Бунин увенчан не впервые. Трижды он получал в России Пушкинскую премию. 1 ноября 1909 г. был избран академиком по разряду изящной словесности (в заседании Академии, посвященном Кольцову). Ясно помню тот день, вечер в московском ресторане ‘Прага’, где мы в малом кругу праздновали избрание Ивана Алексеевича академиком, ‘бессмертным’… Вряд ли и он забыл ноябрьскую Москву, Арбат. Могли ли мы думать тогда, что через четверть века будем на чужой земле справлять торжество беспредельно-большее — не гражданами великой России, а безродными изгнанниками?
Значит, так надо было. Надо было Ивану Алексеевичу пережить войну и революцию, перестрадать острою болью крушение той России, которая его породила,— и оказаться на Западе чуть ли не беспаспортным.
Он не поддался и не сломился. Искусству, Родине, своему пониманию жизни остался верен. В нелегких условиях жил, трудился, рос. Дожил до огромного торжества.
Все русские на чужбине, так уставшие, столь много видевшие бед, неудач, иногда пренебрежительно-высокомерного к себе отношения, радостно взволнованы победой Бунина — победой чистой и духовной, достигнутой лишь талантом и трудом. Радость их понятна.
И она еще больше у тех, кто долгие годы знал Ивана Алексеевича, чьи жизни прошли рядом с ним и его близкими. Кто любил его еще молодым человеком и ценил его дар еще тогда, когда он не был всемирно признан.

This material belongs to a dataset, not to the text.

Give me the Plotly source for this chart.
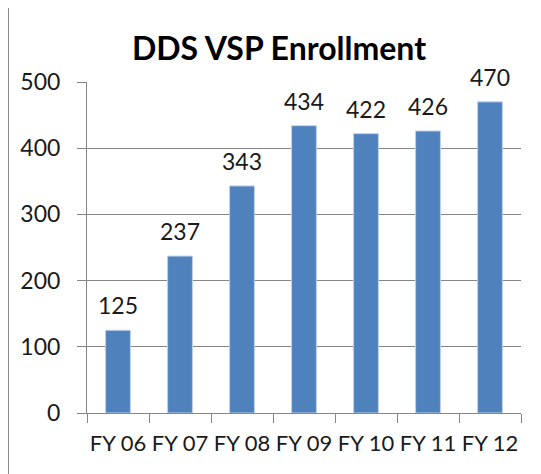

От лица этих приношу лауреату свой восторг.
1933
КОММЕНТАРИИ
Возрождение. 1933. 28 нояб. No 3101.
С. 292. …Платоны Каратаевы, Лукерьи из ‘Живых мощей’, Несмертельные Голованы…— Платон Каратаев — персонаж из ‘Войны и мира’ Л. Н. Толстого. ‘Живые мощи’ — рассказ И. С. Тургенева из ‘Записок охотника’. ‘Несмертельный Голован’ (1880) — повесть Н. С. Лескова. Герои этих произведений — Платон, Лукерья, Голован — чудаки и праведники.